As someone who does sometimes struggle to fill my CSA and who wants to feed more people, these words still ring in my ears several days later. What conversations have I never gotten to have?
These farmers also spoke about the importance of going organic for how extensive of an action it is. When you certify, you are required to use certified seeds and inputs that come from farms who are themselves following the same regulations. To be a general small farmer—even if you claim to be natural—doesn’t require you to buy only organic seeds, and it may mean you don’t buy them from time to time because they are more expensive or just harder to find. But you don’t really have that option in organic certification. It keeps you honest. It forces you to support your fellow organic farmer. And I like that.

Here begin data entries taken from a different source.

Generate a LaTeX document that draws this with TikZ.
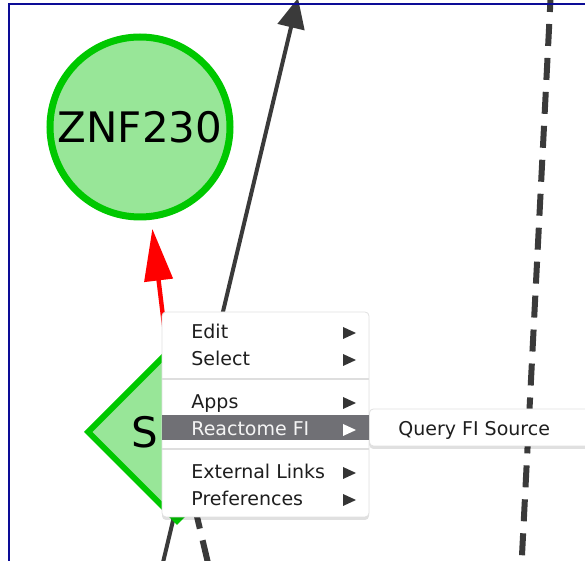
\documentclass[tikz,border=0pt]{standalone}
\usepackage{fontspec}
\setmainfont{DejaVu Sans}
\usepackage{tikz}
\usetikzlibrary{arrows.meta, shapes.geometric, backgrounds, shadows, positioning}

\definecolor{genefill}{RGB}{152,230,152}
\definecolor{geneline}{RGB}{0,200,0}
\definecolor{edgegray}{RGB}{58,58,58}
\definecolor{frameblue}{RGB}{12,12,150}
\definecolor{menuhl}{RGB}{112,112,117}
\definecolor{menusep}{RGB}{222,222,222}
\definecolor{menutext}{RGB}{30,30,30}

\tikzset{
	gene/.style={draw=geneline, fill=genefill, inner sep=0pt, font=\fontsize{21}{25}\selectfont},
	fiedge/.style={draw=edgegray, line width=2pt},
	dashedge/.style={draw=edgegray, line width=3pt, dash pattern=on 11pt off 6pt},
	menubox/.style={draw=black!12, fill=white, line width=0.4pt, rounded corners=2pt, drop shadow={shadow xshift=0pt, shadow yshift=-1.5pt, opacity=0.12, fill=black}},
	menuitem/.style={anchor=base west, inner sep=0pt, text=menutext, font=\fontsize{9.5}{11}\selectfont}
}

\begin{document}
\begin{tikzpicture}[x=0.5pt, y=-0.5pt]
	\useasboundingbox (0,0) rectangle (585,561);
	
	\node[gene, circle, line width=3.5pt, minimum size=90pt] (znf) at (140,127) {ZNF230};
	\node[gene, diamond, line width=3pt, minimum width=90pt, minimum height=90pt] (spi) at (177,432) {SPI1};
	
	\coordinate (lowend) at (160,575);
	\coordinate (topend) at (298,-2);
	\coordinate (dashend) at (212,580);
	\coordinate (farup) at (551,-10);
	\coordinate (fardown) at (521,575);
	
	\begin{scope}[on background layer]
		\draw[draw=red, line width=2.2pt, -{Triangle[length=26pt, width=14pt]}, shorten >=4.5pt] (spi) -- (znf);
		\draw[fiedge, -{Triangle[length=15pt, width=13.5pt]}] (lowend) -- (topend);
		\draw[dashedge] (spi) -- (dashend);
		\draw[dashedge] (farup) -- (fardown);
	\end{scope}
	
	\node[menubox, minimum width=103.5pt, minimum height=102.5pt] (menu) at (265.5,414.5) {};
	\fill[menuhl] (162,415) rectangle (369,440);
	\draw[menusep, line width=0.6pt] (162,379) -- (369,379);
	\draw[menusep, line width=0.6pt] (162,449) -- (369,449);
	
	\foreach \y/\t in {339/Edit, 366/Select, 409/Apps, 479/External Links, 506/Preferences}
	\node[menuitem] (item\y) at (191,\y) {\t};
	\node[menuitem, text=white!92!gray] (reactome) at (191,436) {Reactome FI};
	
	\foreach \y in {339, 366, 409, 479, 506}
	\fill[menutext!90!white] (343,\y-12) -- (356,\y-6) -- (343,\y) -- cycle;
	\fill[white] (343,424) -- (356,430) -- (343,436) -- cycle;
	
	\node[menubox, anchor=west, minimum width=112pt, minimum height=18.5pt] (submenu) at (369,427.5) {};
	\node[menuitem] (query) at (398,436) {Query FI Source};
	
	\draw[frameblue, line width=1pt] (8.5,561) -- (8.5,4.5) -- (585,4.5);
\end{tikzpicture}
\end{document}
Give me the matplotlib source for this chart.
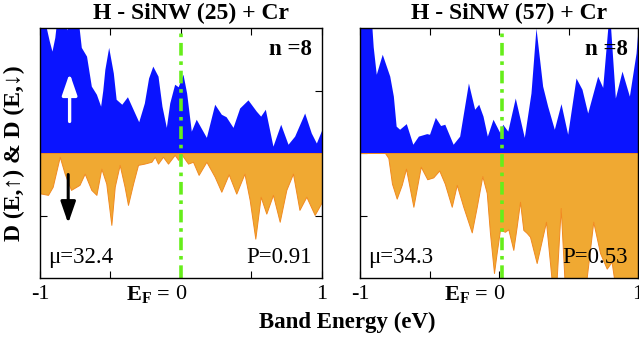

It’s hard to make sure all of your seed is organically grown. You can’t then turn around and easily charge the same premium for your food as another farmer with the Certified Organic label. So, believe me, you will cut a corner here or there—on cover crop, on radish seed you don’t want to order from another company, et cetera. It happens. But it won’t happen in organic certification. It can’t.
Therefore, to answer that question, “Why do it if you customers don’t care?” I came to learn that maybe they do care, but they just don’t know it yet. They would care if they knew it could benefit them—say, in the case of health insurance. They would care if they could know they were also, in supporting you, supporting thousands of other farmers. And I think they would care because there would no longer be any doubt—no matter how minute it may be—between you and them that your food is grown organically.
So as I fill out this hefty certification application, I feel not only proud to tell our customers we’ve decided to go organic, but downright excited to—for them, ourselves, and everyone else it benefits.